NUMS Aggregate Calculator: The Exact Formula and How to Calculate Yours

The NUMS aggregate formula (10% Matric, 30% FSc, 60% test), a worked example, how it compares to the standard MDCAT aggregate, and how to maximise your NUMS merit.

Unlike the standard provincial MDCAT aggregate, NUMS uses its own merit formula that weights the entrance test more heavily. Getting this calculation right tells you exactly how competitive you are for NUMS-affiliated colleges like Army Medical College and CMH medical colleges.

The NUMS Aggregate Formula

NUMS has historically calculated its merit aggregate using the following weightage:

  • Matriculation (SSC): 10%
  • FSc Pre-Medical (HSSC): 30%
  • Entry test / MDCAT: 60%

As a formula:

NUMS Aggregate (%) = (Matric % × 0.10) + (FSc % × 0.30) + (Test % × 0.60)

Always cross-check this weightage against the current year’s NUMS prospectus, since admission bodies occasionally revise their formulas.

A Worked Example

Suppose your marks are: Matric 88%, FSc 82%, entry test 78%.

  • Matric: 88 × 0.10 = 8.8
  • FSc: 82 × 0.30 = 24.6
  • Test: 78 × 0.60 = 46.8
  • NUMS Aggregate = 8.8 + 24.6 + 46.8 = 80.2%

Notice how dominant the test score is here — nearly 47 of your 80 points come from it. This is the single biggest difference from the standard provincial formula, where the test carries 50% instead of 60%.

NUMS Aggregate vs the Standard MDCAT Aggregate

Component Standard (UHS/KMU) NUMS
Matric10%10%
FSc40%30%
Test50%60%

Because NUMS weights the test 10 points higher than the standard formula, a student with an average FSc score but an excellent test score can rank noticeably better in the NUMS system than in a provincial one, and vice versa. For the full breakdown of every admitting body’s formula, see our MDCAT aggregate calculator for every university.

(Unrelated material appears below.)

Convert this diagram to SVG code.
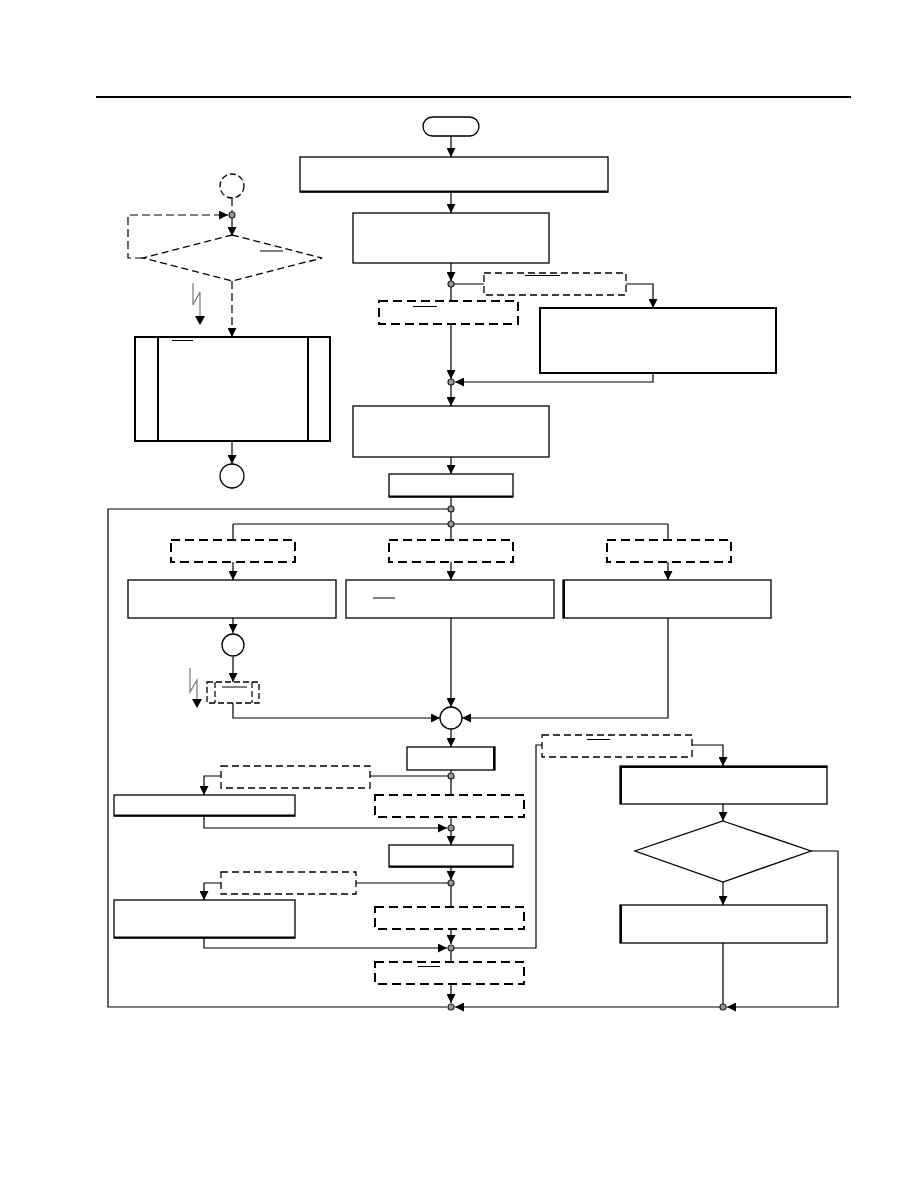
<svg xmlns="http://www.w3.org/2000/svg" width="918" height="1188" viewBox="0 0 918 1188">
<defs>
<style>
.b{fill:#fff;stroke:#000;stroke-width:1.3}
.bt{fill:#fff;stroke:#000;stroke-width:2}
.d{fill:#fff;stroke:#000;stroke-width:1.3;stroke-dasharray:7,4}
.dt{fill:#fff;stroke:#000;stroke-width:2;stroke-dasharray:9,5}
.c{fill:none;stroke:#000;stroke-width:1.2}
.cd{fill:none;stroke:#000;stroke-width:1.2;stroke-dasharray:8,4}
.ov{stroke:#000;stroke-width:1}
.j{fill:#999;stroke:#222;stroke-width:1.2}
.lt{fill:none;stroke:#777;stroke-width:1.2}
</style>
<marker id="a" viewBox="0 0 10 10" refX="10" refY="5" markerWidth="10" markerHeight="9" markerUnits="userSpaceOnUse" orient="auto"><path d="M0,0L10,5L0,10z" fill="#000"/></marker>
</defs>
<rect width="918" height="1188" fill="#fff"/>
<line x1="96" y1="97" x2="851" y2="97" stroke="#000" stroke-width="2.2"/>

<g id="connectors">
<path class="c" d="M451,136V157" marker-end="url(#a)"/>
<path class="c" d="M451,192V213" marker-end="url(#a)"/>
<path class="c" d="M451,263V281" marker-end="url(#a)"/>
<path class="c" d="M451,284H653V308" marker-end="url(#a)"/>
<path class="c" d="M451,284V379" marker-end="url(#a)"/>
<path class="c" d="M653,373V382H455" marker-end="url(#a)"/>
<path class="c" d="M451,382V406" marker-end="url(#a)"/>
<path class="c" d="M451,457V474" marker-end="url(#a)"/>
<path class="c" d="M451,497V524"/>
<path class="c" d="M451,509H108V1007H447"/>
<path class="c" d="M233,524H668"/>
<path class="c" d="M233,524V580" marker-end="url(#a)"/>
<path class="c" d="M451,524V580" marker-end="url(#a)"/>
<path class="c" d="M668,524V580" marker-end="url(#a)"/>
<path class="c" d="M233,618V633" marker-end="url(#a)"/>
<path class="c" d="M233,657V682" marker-end="url(#a)"/>
<path class="c" d="M233,703V718H440" marker-end="url(#a)"/>
<path class="c" d="M451,618V707" marker-end="url(#a)"/>
<path class="c" d="M668,618V718H462" marker-end="url(#a)"/>
<path class="c" d="M451,729V747" marker-end="url(#a)"/>
<path class="c" d="M451,770V828"/>
<path class="c" d="M451,776H204V795" marker-end="url(#a)"/>
<path class="c" d="M204,816V828H447" marker-end="url(#a)"/>
<path class="c" d="M451,828V845" marker-end="url(#a)"/>
<path class="c" d="M451,867V880" marker-end="url(#a)"/>
<path class="c" d="M451,883V944" marker-end="url(#a)"/>
<path class="c" d="M451,883H204V900" marker-end="url(#a)"/>
<path class="c" d="M204,938V948H447" marker-end="url(#a)"/>
<path class="c" d="M451,948H536V745H723V766" marker-end="url(#a)"/>
<path class="c" d="M451,948V1003" marker-end="url(#a)"/>
<path class="c" d="M723,804V821" marker-end="url(#a)"/>
<path class="c" d="M723,882V905" marker-end="url(#a)"/>
<path class="c" d="M811,851H838V1007H727" marker-end="url(#a)"/>
<path class="c" d="M723,943V1007H455" marker-end="url(#a)"/>
<!-- left top -->
<path class="cd" d="M232,198V215"/>
<path class="cd" d="M143,258H128V215H228" marker-end="url(#a)"/>
<path class="c" d="M232,215V236" marker-end="url(#a)"/>
<path class="cd" d="M232,281V337" marker-end="url(#a)"/>
<path class="c" d="M232,441V464" marker-end="url(#a)"/>
<path class="lt" d="M193,283V305L200,292V318"/>
<path d="M195,316H205L200,325z" fill="#000"/>
<path class="lt" d="M190,668V692L197,680V699"/>
<path d="M192,699H202L197,708z" fill="#000"/>
</g>

<g id="start"><rect x="423" y="117" width="56" height="19" rx="9.5" class="b"/></g>
<g id="box1"><rect x="300" y="157" width="308" height="35" class="b"/><line x1="300" y1="191.5" x2="608" y2="191.5" stroke="#000" stroke-width="2"/></g>
<g id="box2"><rect x="353" y="213" width="196" height="50" class="b"/></g>
<g id="cond1"><rect x="484" y="273" width="142" height="22" class="d"/><line class="ov" x1="525" y1="275.5" x2="560" y2="275.5"/></g>
<g id="cond2"><rect x="379" y="301" width="139" height="23" class="dt"/><line class="ov" x1="413" y1="306.5" x2="437" y2="306.5"/></g>
<g id="box3"><rect x="540" y="308" width="236" height="65" class="bt"/></g>
<g id="box4"><rect x="353" y="406" width="196" height="51" class="b"/></g>
<g id="box5"><rect x="389" y="474" width="124" height="23" class="b"/><line x1="389" y1="496.5" x2="513" y2="496.5" stroke="#000" stroke-width="2"/></g>
<g id="cond3"><rect x="171" y="540" width="124" height="22" class="dt"/></g>
<g id="cond4"><rect x="389" y="540" width="124" height="22" class="dt"/></g>
<g id="cond5"><rect x="607" y="540" width="124" height="22" class="dt"/></g>
<g id="box6"><rect x="128" y="580" width="208" height="38" class="b"/></g>
<g id="box7"><rect x="346" y="580" width="208" height="38" class="b"/><line class="ov" x1="373" y1="598" x2="395" y2="598"/></g>
<g id="box8"><rect x="563" y="580" width="208" height="38" class="b"/><line x1="564" y1="580" x2="564" y2="618" stroke="#000" stroke-width="2"/></g>
<g id="conn1"><circle cx="233" cy="645" r="11" class="b"/></g>
<g id="sub1"><rect x="207" y="682" width="52" height="21" class="d" style="stroke-dasharray:6,3"/><line x1="215" y1="682" x2="215" y2="703" class="cd" style="stroke-dasharray:6,3"/><line x1="252" y1="682" x2="252" y2="703" class="cd" style="stroke-dasharray:6,3"/><line class="ov" x1="222" y1="687" x2="247" y2="687"/></g>
<g id="merge"><circle cx="451" cy="718" r="11" class="b"/></g>
<g id="box9"><rect x="407" y="747" width="88" height="23" class="b"/><line x1="494" y1="747" x2="494" y2="770" stroke="#000" stroke-width="2"/></g>
<g id="cond6"><rect x="221" y="766" width="149" height="22" class="d"/></g>
<g id="box10"><rect x="114" y="795" width="181" height="21" class="b"/><line x1="114" y1="815.5" x2="295" y2="815.5" stroke="#000" stroke-width="2"/></g>
<g id="cond7"><rect x="375" y="795" width="149" height="22" class="dt"/></g>
<g id="box11"><rect x="389" y="845" width="124" height="22" class="b"/><line x1="389" y1="866.5" x2="513" y2="866.5" stroke="#000" stroke-width="2"/></g>
<g id="cond8"><rect x="221" y="872" width="135" height="22" class="d"/></g>
<g id="box12"><rect x="114" y="900" width="181" height="38" class="b"/><line x1="114" y1="937.5" x2="295" y2="937.5" stroke="#000" stroke-width="2"/></g>
<g id="cond9"><rect x="375" y="907" width="149" height="22" class="dt"/></g>
<g id="cond10"><rect x="375" y="962" width="149" height="22" class="dt"/><line class="ov" x1="418" y1="966.5" x2="440" y2="966.5"/></g>
<g id="cond11"><rect x="542" y="735" width="150" height="22" class="d"/><line class="ov" x1="587" y1="739.5" x2="610" y2="739.5"/></g>
<g id="box13"><rect x="620" y="766" width="207" height="38" class="b"/><line x1="620" y1="767" x2="827" y2="767" stroke="#000" stroke-width="2"/><line x1="621" y1="766" x2="621" y2="804" stroke="#000" stroke-width="2"/></g>
<g id="dec1"><polygon points="723,821 811,851 723,882 635,851" class="b"/></g>
<g id="box14"><rect x="620" y="905" width="207" height="38" class="b"/><line x1="621" y1="905" x2="621" y2="943" stroke="#000" stroke-width="2"/></g>
<!-- left top section -->
<g id="conn2"><circle cx="232" cy="186" r="12" class="d" style="stroke-dasharray:6,3"/></g>
<g id="dec2"><polygon points="232,235 322,258 232,281 143,258" class="d"/><line class="ov" x1="260" y1="251" x2="283" y2="251"/></g>
<g id="sub2"><rect x="135" y="337" width="195" height="104" class="bt"/><line x1="158" y1="337" x2="158" y2="441" stroke="#000" stroke-width="2"/><line x1="308" y1="337" x2="308" y2="441" stroke="#000" stroke-width="2"/><line class="ov" x1="172" y1="340.5" x2="193" y2="340.5"/></g>
<g id="conn3"><circle cx="232" cy="476" r="12" class="b"/></g>

<g id="junctions">
<circle cx="232" cy="215" r="3" class="j"/>
<circle cx="451" cy="284" r="3" class="j"/>
<circle cx="451" cy="382" r="3" class="j"/>
<circle cx="451" cy="509" r="3" class="j"/>
<circle cx="451" cy="524" r="3" class="j"/>
<circle cx="451" cy="776" r="3" class="j"/>
<circle cx="451" cy="828" r="3" class="j"/>
<circle cx="451" cy="883" r="3" class="j"/>
<circle cx="451" cy="948" r="3" class="j"/>
<circle cx="451" cy="1007" r="3" class="j"/>
<circle cx="723" cy="1007" r="3" class="j"/>
</g>
</svg>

How to Calculate Your Own NUMS Aggregate

  1. Convert your Matric marks to a percentage.
  2. Convert your FSc marks to a percentage (combined Part I + Part II).
  3. Convert your entry test score to a percentage.
  4. Multiply each by its NUMS weightage (0.10, 0.30, 0.60) and add the results.

What Aggregate Do You Need for NUMS?

Closing merits differ by affiliated college and change every year based on the applicant pool and test difficulty. Highly competitive NUMS colleges such as Army Medical College typically close at a high aggregate. Check the previous cycle’s official closing merit for your target college as your benchmark, published through the NUMS merit lists - see our guide to NUMS results and merit lists.

The Fastest Way to Raise Your NUMS Aggregate

Since the test carries 60% of your NUMS aggregate - more than any other single factor - improving your test score is by far the highest-leverage thing you can do. Every additional percentage point on the test is worth more to your NUMS aggregate than the same improvement anywhere else.